UPDATED 16:22 EDT / MARCH 22 2012

Microsoft Windows Azure Tapped For Movideo Large-Scale Java Cloud Migration

Online video provider Movideo has signed a four-year contract (sorry, “strategic agreement”) with Microsoft Windows Azure to move its Java-based platform into the cloud as it attempts to grow its business in the Asia Pacific region. It’s a huge Java transition, and the fact that Movideo tapped Windows Azure for this project speaks volumes about the strides Microsoft has made in embracing open source in the cloud.

Hong Kong-based Movideo describes its business as “delivering positive business outcomes via an end-to-end video solution, encoding, storing, managing, syndicating and delivering audiovisual content to multiple end-user devices, and featuring powerful business intelligence tools for detailed analysis.”

With Windows Azure, it hopes to take advantage of scalable cloud infrastructure to optimize and manage its video delivery to customers. AccuStream Research predicts that online video services will account for fully 50% of a $10 billion video value chain by 2014, and Movideo wants to strike while the iron is hot.

Movideo’s built its platform on a Linux/MySQL/Java stack, but teams at the Microsoft China Cloud Innovation Center, Microsoft Hong Kong and Microsoft’s Redmond headquarters are all helping the company make the transition into a Windows Azure/Microsoft SQL Server/Java stack, following a lengthy auditing period. Once the deployment is finished in May, Movideo CTO Cameron Moore says he can stop worrying about infrastructure and start worrying about adding value.

“By migrating to Windows Azure, we can now take advantage of the added services that Windows Azure provides beyond just being infrastructure and accelerating our development road map of product features for our media customers with assurances that the scalability, redundancy and robustness of the back-end infrastructure are taken care of,” he said in a statement.
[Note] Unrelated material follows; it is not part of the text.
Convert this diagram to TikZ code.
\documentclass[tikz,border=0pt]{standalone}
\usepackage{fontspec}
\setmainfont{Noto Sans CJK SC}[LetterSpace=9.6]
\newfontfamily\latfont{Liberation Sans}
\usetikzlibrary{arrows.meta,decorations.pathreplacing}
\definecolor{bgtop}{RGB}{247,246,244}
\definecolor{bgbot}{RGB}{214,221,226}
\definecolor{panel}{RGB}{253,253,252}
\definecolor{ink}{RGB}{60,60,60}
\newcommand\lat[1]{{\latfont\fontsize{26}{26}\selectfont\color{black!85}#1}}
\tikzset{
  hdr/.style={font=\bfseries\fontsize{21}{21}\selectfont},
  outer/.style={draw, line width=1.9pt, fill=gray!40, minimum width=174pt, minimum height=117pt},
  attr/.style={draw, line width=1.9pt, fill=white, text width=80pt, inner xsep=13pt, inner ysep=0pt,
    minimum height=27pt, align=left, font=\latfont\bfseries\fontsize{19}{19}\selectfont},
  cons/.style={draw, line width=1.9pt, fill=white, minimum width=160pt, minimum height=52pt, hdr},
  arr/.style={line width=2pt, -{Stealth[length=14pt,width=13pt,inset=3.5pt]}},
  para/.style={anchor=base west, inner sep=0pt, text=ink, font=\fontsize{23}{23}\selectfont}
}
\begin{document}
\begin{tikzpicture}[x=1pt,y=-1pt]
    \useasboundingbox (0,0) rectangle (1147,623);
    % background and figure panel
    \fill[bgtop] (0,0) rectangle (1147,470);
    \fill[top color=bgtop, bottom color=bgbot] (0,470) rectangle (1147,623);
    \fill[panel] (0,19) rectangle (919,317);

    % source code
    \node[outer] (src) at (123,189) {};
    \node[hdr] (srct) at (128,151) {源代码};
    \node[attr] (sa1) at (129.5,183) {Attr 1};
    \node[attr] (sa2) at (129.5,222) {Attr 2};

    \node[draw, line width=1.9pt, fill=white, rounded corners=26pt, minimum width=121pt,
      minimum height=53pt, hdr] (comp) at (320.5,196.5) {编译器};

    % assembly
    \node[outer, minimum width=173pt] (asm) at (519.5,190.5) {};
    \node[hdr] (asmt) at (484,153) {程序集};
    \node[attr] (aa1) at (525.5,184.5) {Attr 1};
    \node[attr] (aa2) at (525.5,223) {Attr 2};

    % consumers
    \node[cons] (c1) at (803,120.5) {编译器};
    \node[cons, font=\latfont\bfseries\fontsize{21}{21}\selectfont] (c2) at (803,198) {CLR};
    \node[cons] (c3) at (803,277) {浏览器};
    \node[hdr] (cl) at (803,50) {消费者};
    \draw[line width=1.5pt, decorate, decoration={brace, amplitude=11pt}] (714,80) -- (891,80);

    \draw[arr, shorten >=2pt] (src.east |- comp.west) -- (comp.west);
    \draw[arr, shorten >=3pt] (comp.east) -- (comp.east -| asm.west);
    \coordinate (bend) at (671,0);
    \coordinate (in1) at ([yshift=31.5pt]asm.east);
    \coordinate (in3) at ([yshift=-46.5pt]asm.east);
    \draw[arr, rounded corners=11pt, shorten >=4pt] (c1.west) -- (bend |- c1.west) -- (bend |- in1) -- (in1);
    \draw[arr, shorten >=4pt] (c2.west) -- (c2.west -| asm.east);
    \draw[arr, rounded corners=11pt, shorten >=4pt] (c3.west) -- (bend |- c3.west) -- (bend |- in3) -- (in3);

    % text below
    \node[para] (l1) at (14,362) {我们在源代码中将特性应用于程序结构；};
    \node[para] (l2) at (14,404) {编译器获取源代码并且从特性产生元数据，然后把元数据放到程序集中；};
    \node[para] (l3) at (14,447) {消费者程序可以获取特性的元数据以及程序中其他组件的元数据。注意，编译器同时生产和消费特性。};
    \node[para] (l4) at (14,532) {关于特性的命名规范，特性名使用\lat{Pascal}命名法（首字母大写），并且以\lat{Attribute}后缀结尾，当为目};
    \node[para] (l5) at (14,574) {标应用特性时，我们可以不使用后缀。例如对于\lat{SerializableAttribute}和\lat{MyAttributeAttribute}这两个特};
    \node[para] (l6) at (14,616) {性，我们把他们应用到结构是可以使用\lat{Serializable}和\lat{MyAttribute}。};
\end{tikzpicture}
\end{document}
In an interview with ZDNet Asia, Moore elaborated, saying that Google App Engine was considered but there’s no precedent for an online video service on the search giant’s platform-as-a-service. Amazon Web Services was also considered, but Microsoft made a better offer in terms of services, so Azure got the nod. Furthermore, Moore says that a major value for Movideo is the simple fact that moving its databases from MySQL to SQL Azure cuts down on management costs, while enabling it to continue scaling out without investing in more infrastructure.

Services Angle

In a Q&A intended for members of the press, Moore explained in more depth what it was like for his open source-friendly company to adopt a Microsoft – which is to say, heavily proprietary – platform:

We have seen the Windows Azure vision, where Microsoft wants to make Java what we call a ‘first class citizen’. For every API that they have for a .NET project, one exists for Java as well. We are helping Microsoft with processes such as findings bugs and presenting them back to the community of developers to fix. Microsoft has been very open and from our perspective embracing, the open source community. We come from a Java/Linux background and use a typical Java stack inside our IT environment. It was a big step for us to migrate to a Microsoft technology.

Obviously, this partnership means that Movideo wouldn’t say otherwise about Microsoft. But between Node.js support, a preview of Apache Hadoop, and the addition of Linux instances, it seems that Microsoft is really getting on board with the notion that opening the doors to open source will attract a developer community, in turn earning more business. There’s definitely some skepticism in the marketplace to overcome, and Microsoft is still seen in some quarters as the evil empire. But it’s a step in the right direction.

Now, if the Windows Azure team could only work on the platform’s reliability.